* **DATA SECTION**:
--- BEGIN ---

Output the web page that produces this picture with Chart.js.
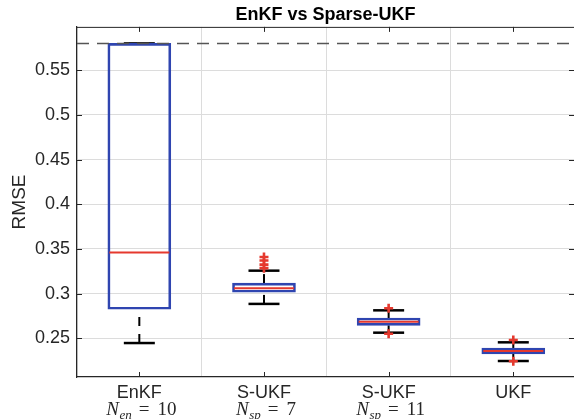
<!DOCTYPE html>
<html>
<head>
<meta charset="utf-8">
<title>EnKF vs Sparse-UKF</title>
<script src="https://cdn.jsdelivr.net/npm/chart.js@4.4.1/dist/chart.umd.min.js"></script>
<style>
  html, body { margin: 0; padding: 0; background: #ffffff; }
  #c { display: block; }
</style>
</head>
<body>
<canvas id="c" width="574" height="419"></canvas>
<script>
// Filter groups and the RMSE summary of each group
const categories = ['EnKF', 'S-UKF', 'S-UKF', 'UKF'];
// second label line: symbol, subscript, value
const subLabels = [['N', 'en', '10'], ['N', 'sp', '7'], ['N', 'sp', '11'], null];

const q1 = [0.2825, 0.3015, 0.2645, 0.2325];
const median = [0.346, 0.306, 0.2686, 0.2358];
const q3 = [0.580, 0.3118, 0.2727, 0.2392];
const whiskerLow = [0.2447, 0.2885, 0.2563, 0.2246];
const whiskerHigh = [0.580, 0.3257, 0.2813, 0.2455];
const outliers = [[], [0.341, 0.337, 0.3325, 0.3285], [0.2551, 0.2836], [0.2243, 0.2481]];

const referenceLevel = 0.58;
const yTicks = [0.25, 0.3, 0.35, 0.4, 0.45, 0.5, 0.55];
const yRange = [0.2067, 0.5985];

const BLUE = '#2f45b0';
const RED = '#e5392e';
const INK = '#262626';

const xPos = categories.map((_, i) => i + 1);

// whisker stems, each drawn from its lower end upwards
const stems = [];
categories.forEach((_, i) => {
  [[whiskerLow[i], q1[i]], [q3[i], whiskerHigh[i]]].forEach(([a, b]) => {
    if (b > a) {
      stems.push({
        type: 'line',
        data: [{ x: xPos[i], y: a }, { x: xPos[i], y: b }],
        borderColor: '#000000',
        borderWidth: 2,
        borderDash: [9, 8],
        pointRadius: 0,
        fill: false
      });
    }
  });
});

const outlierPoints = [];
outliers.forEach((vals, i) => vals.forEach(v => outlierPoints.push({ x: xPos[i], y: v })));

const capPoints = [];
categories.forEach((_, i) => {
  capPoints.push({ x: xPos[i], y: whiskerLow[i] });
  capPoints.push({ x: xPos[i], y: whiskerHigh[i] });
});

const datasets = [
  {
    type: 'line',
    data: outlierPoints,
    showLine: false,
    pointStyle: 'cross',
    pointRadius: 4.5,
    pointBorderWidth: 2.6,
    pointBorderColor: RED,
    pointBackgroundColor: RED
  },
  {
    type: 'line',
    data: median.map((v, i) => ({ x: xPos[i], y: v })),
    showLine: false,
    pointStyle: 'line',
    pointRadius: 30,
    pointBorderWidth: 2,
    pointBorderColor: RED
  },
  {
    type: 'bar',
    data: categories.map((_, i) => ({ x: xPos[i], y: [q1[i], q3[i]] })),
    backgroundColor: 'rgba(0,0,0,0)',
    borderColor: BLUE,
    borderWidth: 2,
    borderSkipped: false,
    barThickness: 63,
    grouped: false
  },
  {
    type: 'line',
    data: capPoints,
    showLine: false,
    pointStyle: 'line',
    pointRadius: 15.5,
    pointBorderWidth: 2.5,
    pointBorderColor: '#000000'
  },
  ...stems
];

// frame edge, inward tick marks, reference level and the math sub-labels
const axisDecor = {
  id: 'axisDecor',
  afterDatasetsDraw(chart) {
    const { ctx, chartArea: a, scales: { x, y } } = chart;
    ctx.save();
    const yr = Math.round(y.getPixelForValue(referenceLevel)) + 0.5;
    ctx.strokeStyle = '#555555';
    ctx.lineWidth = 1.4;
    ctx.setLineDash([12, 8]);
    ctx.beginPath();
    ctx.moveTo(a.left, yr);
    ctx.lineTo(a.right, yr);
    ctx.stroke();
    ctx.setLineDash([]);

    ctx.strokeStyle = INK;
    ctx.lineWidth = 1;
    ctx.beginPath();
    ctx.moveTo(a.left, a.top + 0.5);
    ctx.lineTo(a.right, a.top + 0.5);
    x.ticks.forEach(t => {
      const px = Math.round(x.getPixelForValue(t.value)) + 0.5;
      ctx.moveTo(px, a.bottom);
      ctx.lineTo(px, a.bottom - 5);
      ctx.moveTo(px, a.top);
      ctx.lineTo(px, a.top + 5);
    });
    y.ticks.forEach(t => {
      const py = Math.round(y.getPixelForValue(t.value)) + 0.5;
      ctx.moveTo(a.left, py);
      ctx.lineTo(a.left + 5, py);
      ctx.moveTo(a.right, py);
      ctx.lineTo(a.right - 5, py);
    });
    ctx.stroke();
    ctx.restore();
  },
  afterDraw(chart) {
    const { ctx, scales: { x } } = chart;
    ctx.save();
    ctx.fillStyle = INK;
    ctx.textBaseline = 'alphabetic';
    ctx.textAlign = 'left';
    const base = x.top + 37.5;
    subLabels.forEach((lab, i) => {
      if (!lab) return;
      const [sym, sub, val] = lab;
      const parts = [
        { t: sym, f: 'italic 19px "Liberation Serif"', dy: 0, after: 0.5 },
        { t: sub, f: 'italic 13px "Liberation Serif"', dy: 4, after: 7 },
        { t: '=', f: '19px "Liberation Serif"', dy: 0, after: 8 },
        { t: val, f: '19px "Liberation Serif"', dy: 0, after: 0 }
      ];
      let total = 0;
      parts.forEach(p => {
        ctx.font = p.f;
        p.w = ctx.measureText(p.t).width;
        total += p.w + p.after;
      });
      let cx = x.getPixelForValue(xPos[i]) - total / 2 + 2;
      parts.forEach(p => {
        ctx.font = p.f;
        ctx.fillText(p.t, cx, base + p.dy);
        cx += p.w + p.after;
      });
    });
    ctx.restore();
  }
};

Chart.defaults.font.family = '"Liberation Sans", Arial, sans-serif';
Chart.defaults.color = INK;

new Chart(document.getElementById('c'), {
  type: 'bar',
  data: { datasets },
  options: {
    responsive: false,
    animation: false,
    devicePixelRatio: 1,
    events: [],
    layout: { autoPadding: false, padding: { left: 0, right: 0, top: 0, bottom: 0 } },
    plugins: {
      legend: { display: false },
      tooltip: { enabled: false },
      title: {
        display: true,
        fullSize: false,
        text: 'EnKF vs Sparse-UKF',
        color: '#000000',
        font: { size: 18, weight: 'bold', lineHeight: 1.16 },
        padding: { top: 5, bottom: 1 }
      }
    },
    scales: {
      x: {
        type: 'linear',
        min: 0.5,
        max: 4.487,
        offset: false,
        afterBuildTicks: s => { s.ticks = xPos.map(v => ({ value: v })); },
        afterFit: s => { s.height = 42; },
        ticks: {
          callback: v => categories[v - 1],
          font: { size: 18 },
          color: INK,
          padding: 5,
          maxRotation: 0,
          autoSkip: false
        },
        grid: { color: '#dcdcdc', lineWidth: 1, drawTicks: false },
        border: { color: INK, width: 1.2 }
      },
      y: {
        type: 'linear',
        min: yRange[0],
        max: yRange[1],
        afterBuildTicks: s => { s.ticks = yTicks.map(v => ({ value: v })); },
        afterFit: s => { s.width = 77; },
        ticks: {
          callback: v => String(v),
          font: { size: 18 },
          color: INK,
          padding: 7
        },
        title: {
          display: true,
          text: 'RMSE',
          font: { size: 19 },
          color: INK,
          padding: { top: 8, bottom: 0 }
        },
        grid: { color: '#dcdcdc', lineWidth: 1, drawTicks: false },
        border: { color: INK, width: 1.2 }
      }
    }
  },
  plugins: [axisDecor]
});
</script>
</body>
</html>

--- END ---
--- BEGIN ---

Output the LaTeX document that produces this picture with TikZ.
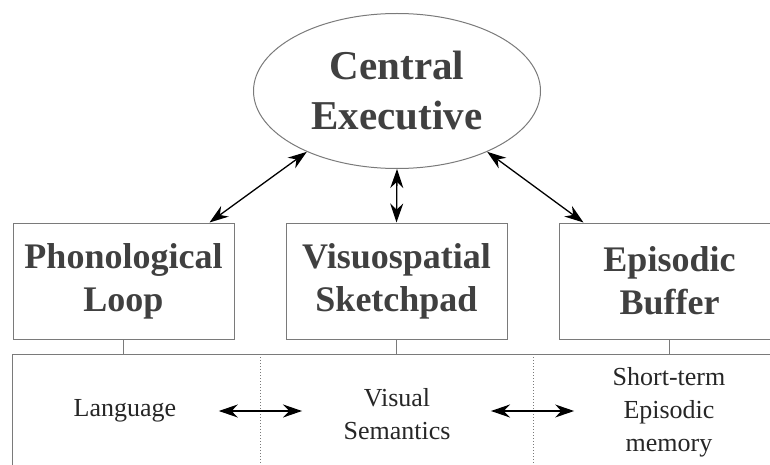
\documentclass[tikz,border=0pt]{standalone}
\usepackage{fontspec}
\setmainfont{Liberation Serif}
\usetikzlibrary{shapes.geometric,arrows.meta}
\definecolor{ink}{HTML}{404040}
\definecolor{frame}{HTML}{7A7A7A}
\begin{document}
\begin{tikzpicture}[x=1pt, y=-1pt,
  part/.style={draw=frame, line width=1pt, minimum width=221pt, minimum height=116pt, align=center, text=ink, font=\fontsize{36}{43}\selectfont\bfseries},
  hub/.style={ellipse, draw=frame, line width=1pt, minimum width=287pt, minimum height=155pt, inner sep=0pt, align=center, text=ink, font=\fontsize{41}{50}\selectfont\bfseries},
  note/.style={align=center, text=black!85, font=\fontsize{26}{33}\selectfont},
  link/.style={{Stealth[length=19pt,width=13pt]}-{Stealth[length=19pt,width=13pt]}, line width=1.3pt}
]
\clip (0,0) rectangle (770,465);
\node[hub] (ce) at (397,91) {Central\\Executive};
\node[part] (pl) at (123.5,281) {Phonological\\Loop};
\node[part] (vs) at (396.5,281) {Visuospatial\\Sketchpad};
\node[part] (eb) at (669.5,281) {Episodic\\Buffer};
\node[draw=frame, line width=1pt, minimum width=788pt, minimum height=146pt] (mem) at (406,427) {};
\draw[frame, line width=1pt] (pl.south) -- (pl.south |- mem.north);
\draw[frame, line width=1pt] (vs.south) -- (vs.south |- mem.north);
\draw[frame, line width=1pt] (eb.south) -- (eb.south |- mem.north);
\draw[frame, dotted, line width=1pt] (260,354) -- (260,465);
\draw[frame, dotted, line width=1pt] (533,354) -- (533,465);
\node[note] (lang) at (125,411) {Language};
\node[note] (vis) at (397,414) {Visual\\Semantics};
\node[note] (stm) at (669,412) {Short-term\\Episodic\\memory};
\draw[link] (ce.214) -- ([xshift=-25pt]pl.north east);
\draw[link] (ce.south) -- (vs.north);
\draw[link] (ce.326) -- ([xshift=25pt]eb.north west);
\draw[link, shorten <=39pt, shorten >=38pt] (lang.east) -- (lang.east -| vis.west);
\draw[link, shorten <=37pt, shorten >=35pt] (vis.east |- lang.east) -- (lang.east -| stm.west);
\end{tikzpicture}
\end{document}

--- END ---

* **AIM**: Reproduce the data above exactly, but only from the line containing "Output the web" through the line containing "outliers.forEach((vals, i) =>"; skip the pictures.

* **THE RESPONSE**:
Output the web page that produces this picture with Chart.js.
<!DOCTYPE html>
<html>
<head>
<meta charset="utf-8">
<title>EnKF vs Sparse-UKF</title>
<script src="https://cdn.jsdelivr.net/npm/chart.js@4.4.1/dist/chart.umd.min.js"></script>
<style>
  html, body { margin: 0; padding: 0; background: #ffffff; }
  #c { display: block; }
</style>
</head>
<body>
<canvas id="c" width="574" height="419"></canvas>
<script>
// Filter groups and the RMSE summary of each group
const categories = ['EnKF', 'S-UKF', 'S-UKF', 'UKF'];
// second label line: symbol, subscript, value
const subLabels = [['N', 'en', '10'], ['N', 'sp', '7'], ['N', 'sp', '11'], null];

const q1 = [0.2825, 0.3015, 0.2645, 0.2325];
const median = [0.346, 0.306, 0.2686, 0.2358];
const q3 = [0.580, 0.3118, 0.2727, 0.2392];
const whiskerLow = [0.2447, 0.2885, 0.2563, 0.2246];
const whiskerHigh = [0.580, 0.3257, 0.2813, 0.2455];
const outliers = [[], [0.341, 0.337, 0.3325, 0.3285], [0.2551, 0.2836], [0.2243, 0.2481]];

const referenceLevel = 0.58;
const yTicks = [0.25, 0.3, 0.35, 0.4, 0.45, 0.5, 0.55];
const yRange = [0.2067, 0.5985];

const BLUE = '#2f45b0';
const RED = '#e5392e';
const INK = '#262626';

const xPos = categories.map((_, i) => i + 1);

// whisker stems, each drawn from its lower end upwards
const stems = [];
categories.forEach((_, i) => {
  [[whiskerLow[i], q1[i]], [q3[i], whiskerHigh[i]]].forEach(([a, b]) => {
    if (b > a) {
      stems.push({
        type: 'line',
        data: [{ x: xPos[i], y: a }, { x: xPos[i], y: b }],
        borderColor: '#000000',
        borderWidth: 2,
        borderDash: [9, 8],
        pointRadius: 0,
        fill: false
      });
    }
  });
});

const outlierPoints = [];
outliers.forEach((vals, i) => vals.forEach(v => outlierPoints.push({ x: xPos[i], y: v })));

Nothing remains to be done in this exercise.